Se surpreende tal declaração do músico que empunha seu violão no palco destrinchando os intrincados arranjos das modinhas e bossas de Maria Bethânia, outra parte de sua biografia pode chocar ainda mais.
O grupo infantil Os Abelhudos (sucesso na década de 80 com a música O dono da Terra) é uma ideia minha orgulha-se. Não tinham sequer nome, e na época o Kid Abelha e o Menudo eram os grupos de maior sucesso. Lembro como se fosse hoje o dia que a inspiração de misturar os nomes dos dois grupos surgiu, na sala da casa do pianista Jota Moraes. Compus um monte de músicas para o repertório deles, e que até hoje considero muito boas.
Além (sem trocadilho novamente) de todas essas frentes, Jaime também escreveu diversas trilhas para o cinema (2 filhos de Francisco) e teatro (Três irmãs).
Eu sou quase um workaholic nato. Só está faltando ter um estresse violento para ser isso, mas tomara que não chegue a tanto.

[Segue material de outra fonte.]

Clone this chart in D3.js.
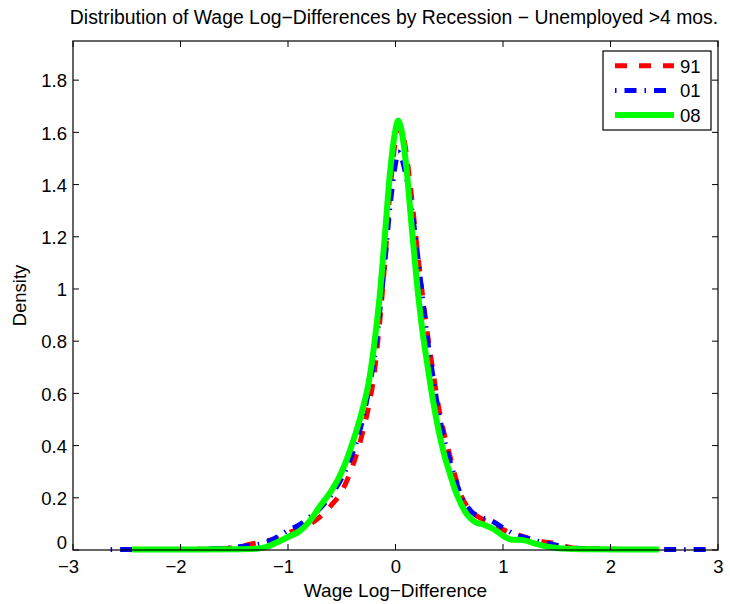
<!DOCTYPE html>
<html>
<head>
<meta charset="utf-8">
<script src="https://cdn.jsdelivr.net/npm/d3@7"></script>
<style>
  body { margin: 0; background: #fff; }
  text { font-family: "Liberation Sans", Arial, sans-serif; fill: #000; }
</style>
</head>
<body>
<div id="chart"></div>
<script>
// kernel density estimates
var x91 = [-2.3, -1.8, -1.5, -1.35, -1.2, -1.1, -1.0, -0.9, -0.8, -0.7, -0.6, -0.5, -0.4, -0.3, -0.25, -0.2, -0.15, -0.1, -0.05, 0, 0.03, 0.06, 0.1, 0.15, 0.2, 0.25, 0.3, 0.35, 0.4, 0.45, 0.5, 0.55, 0.6, 0.7, 0.8, 0.9, 1.0, 1.1, 1.2, 1.3, 1.4, 1.5, 1.6, 1.7, 2.0, 2.3];
var d91 = [0.002, 0.003, 0.008, 0.022, 0.035, 0.045, 0.065, 0.08, 0.098, 0.128, 0.17, 0.225, 0.32, 0.46, 0.55, 0.67, 0.86, 1.10, 1.38, 1.57, 1.625, 1.61, 1.52, 1.35, 1.16, 0.98, 0.82, 0.68, 0.55, 0.45, 0.37, 0.29, 0.22, 0.15, 0.12, 0.10, 0.078, 0.062, 0.05, 0.038, 0.03, 0.025, 0.012, 0.006, 0.003, 0.002];

var x01 = [-2.65, -2.0, -1.6, -1.4, -1.3, -1.2, -1.1, -1.0, -0.9, -0.8, -0.7, -0.6, -0.5, -0.4, -0.3, -0.25, -0.2, -0.15, -0.1, -0.05, 0, 0.025, 0.05, 0.1, 0.15, 0.2, 0.25, 0.3, 0.35, 0.4, 0.45, 0.5, 0.55, 0.6, 0.7, 0.8, 0.9, 1.0, 1.1, 1.2, 1.3, 1.4, 1.5, 1.6, 1.8, 2.2, 2.9];
var d01 = [0.002, 0.002, 0.006, 0.015, 0.02, 0.03, 0.05, 0.075, 0.095, 0.125, 0.16, 0.21, 0.275, 0.37, 0.51, 0.61, 0.73, 0.90, 1.10, 1.32, 1.48, 1.525, 1.51, 1.43, 1.31, 1.15, 0.97, 0.80, 0.66, 0.53, 0.43, 0.35, 0.28, 0.22, 0.15, 0.125, 0.11, 0.085, 0.062, 0.048, 0.036, 0.027, 0.018, 0.01, 0.004, 0.002, 0.002];

var x08 = [-2.45, -2.0, -1.5, -1.3, -1.2, -1.1, -1.0, -0.9, -0.8, -0.7, -0.6, -0.5, -0.4, -0.3, -0.25, -0.2, -0.15, -0.1, -0.05, 0, 0.025, 0.05, 0.1, 0.15, 0.2, 0.25, 0.3, 0.35, 0.4, 0.45, 0.5, 0.55, 0.6, 0.65, 0.7, 0.75, 0.8, 0.85, 0.9, 0.95, 1.0, 1.05, 1.1, 1.15, 1.2, 1.3, 1.4, 1.5, 1.6, 1.8, 2.45];
var d08 = [0.002, 0.002, 0.003, 0.005, 0.012, 0.03, 0.05, 0.07, 0.11, 0.17, 0.225, 0.30, 0.41, 0.55, 0.64, 0.78, 0.96, 1.2, 1.45, 1.61, 1.645, 1.62, 1.47, 1.24, 1.02, 0.84, 0.70, 0.57, 0.46, 0.37, 0.30, 0.235, 0.185, 0.145, 0.12, 0.105, 0.10, 0.092, 0.083, 0.07, 0.055, 0.043, 0.039, 0.039, 0.037, 0.024, 0.014, 0.008, 0.005, 0.003, 0.002];

var seriesNames = ["91", "01", "08"];
var xTicks = [-3, -2, -1, 0, 1, 2, 3];
var yTicks = [0, 0.2, 0.4, 0.6, 0.8, 1, 1.2, 1.4, 1.6, 1.8];

var width = 730, height = 604;
var margin = {top: 41, right: 12, bottom: 54, left: 73};

var svg = d3.select("#chart").append("svg")
  .attr("width", width)
  .attr("height", height);

var x = d3.scaleLinear().domain([-3, 3]).range([margin.left, width - margin.right]);
var y = d3.scaleLinear().domain([0, 1.95]).range([height - margin.bottom, margin.top]);

// title
svg.append("text")
  .attr("x", 394)
  .attr("y", 24)
  .attr("text-anchor", "middle")
  .style("font-size", "19.4px")
  .text("Distribution of Wage Log\u2212Differences by Recession \u2212 Unemployed >4 mos.");

// curves
var line = d3.line()
  .x(function(d) { return x(d[0]); })
  .y(function(d) { return y(d[1]); })
  .curve(d3.curveMonotoneX);

var series = [
  {name: seriesNames[0], xs: x91, ys: d91, color: "#ff0000", width: 5, dash: "12,12"},
  {name: seriesNames[1], xs: x01, ys: d01, color: "#0000ff", width: 5, dash: "1.5,8,12,8"},
  {name: seriesNames[2], xs: x08, ys: d08, color: "#00ff00", width: 6, dash: null}
];

var plot = svg.append("g");
series.forEach(function(s) {
  plot.append("path")
    .datum(d3.zip(s.xs, s.ys))
    .attr("d", line)
    .attr("fill", "none")
    .attr("stroke", s.color)
    .attr("stroke-width", s.width)
    .attr("stroke-dasharray", s.dash)
    .attr("stroke-linejoin", "round");
});

// box with inward ticks on every side
var x0 = x.range()[0], x1 = x.range()[1], y0 = y.range()[0], y1 = y.range()[1];
var tickLen = 6;

var axisX = d3.axisBottom(x).tickValues(xTicks).tickSize(0).tickFormat(function(d) {
  return d < 0 ? "\u2212" + Math.abs(d) : d;
});
var gx = svg.append("g").attr("transform", "translate(0," + y0 + ")").call(axisX);
gx.select(".domain").remove();
gx.selectAll("text")
  .attr("y", 23)
  .attr("dy", 0)
  .attr("dx", function(d) { return d < 0 ? -5 : 0; })
  .style("font-size", "18.5px")
  .style("font-family", "Liberation Sans, Arial, sans-serif");

var axisY = d3.axisLeft(y).tickValues(yTicks).tickSize(0).tickFormat(function(d) { return d; });
var gy = svg.append("g").attr("transform", "translate(" + x0 + ",0)").call(axisY);
gy.select(".domain").remove();
gy.selectAll("text")
  .attr("x", -6)
  .attr("dy", function(d) { return d === 0 ? "-0.1em" : "0.36em"; })
  .style("font-size", "18.5px")
  .style("font-family", "Liberation Sans, Arial, sans-serif");

var ticks = svg.append("g").attr("stroke", "#000").attr("stroke-width", 1);
xTicks.forEach(function(t) {
  ticks.append("line").attr("x1", x(t)).attr("x2", x(t)).attr("y1", y0).attr("y2", y0 - tickLen);
  ticks.append("line").attr("x1", x(t)).attr("x2", x(t)).attr("y1", y1).attr("y2", y1 + tickLen);
});
yTicks.forEach(function(t) {
  ticks.append("line").attr("x1", x0).attr("x2", x0 + tickLen).attr("y1", y(t)).attr("y2", y(t));
  ticks.append("line").attr("x1", x1).attr("x2", x1 - tickLen).attr("y1", y(t)).attr("y2", y(t));
});

svg.append("rect")
  .attr("x", x0).attr("y", y1)
  .attr("width", x1 - x0).attr("height", y0 - y1)
  .attr("fill", "none")
  .attr("stroke", "#000")
  .attr("stroke-width", 1.2);

// axis labels
svg.append("text")
  .attr("x", (x0 + x1) / 2)
  .attr("y", 597)
  .attr("text-anchor", "middle")
  .style("font-size", "19px")
  .text("Wage Log\u2212Difference");

svg.append("text")
  .attr("transform", "translate(26," + ((y0 + y1) / 2) + ") rotate(-90)")
  .attr("text-anchor", "middle")
  .style("font-size", "18.5px")
  .text("Density");

// legend
var legend = svg.append("g");
legend.append("rect")
  .attr("x", 603).attr("y", 51)
  .attr("width", 108).attr("height", 79)
  .attr("fill", "#fff")
  .attr("stroke", "#000")
  .attr("stroke-width", 1.2);

series.forEach(function(s, i) {
  var ly = 65.7 + i * 24.7;
  legend.append("line")
    .attr("x1", 615).attr("x2", 674)
    .attr("y1", ly).attr("y2", ly)
    .attr("stroke", s.color)
    .attr("stroke-width", s.width)
    .attr("stroke-dasharray", s.dash);
  legend.append("text")
    .attr("x", 680)
    .attr("y", ly + 7)
    .style("font-size", "18.5px")
    .text(s.name);
});
</script>
</body>
</html>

Tem mais: ele assina o projeto Três meninas do Brasil, que juntou as cantoras Jussara Silveira, Teresa Cristina e Rita Ribeiro. No palco para o lançamento do CD, além de Bethânia, recebe também sua mulher, a cantora e parceira musical de anos Nair de Cândia.
Gosto de trabalhar com mulheres, acho que por ter uma mulher cantora. A mulherada está mesmo em profusão na minha vida.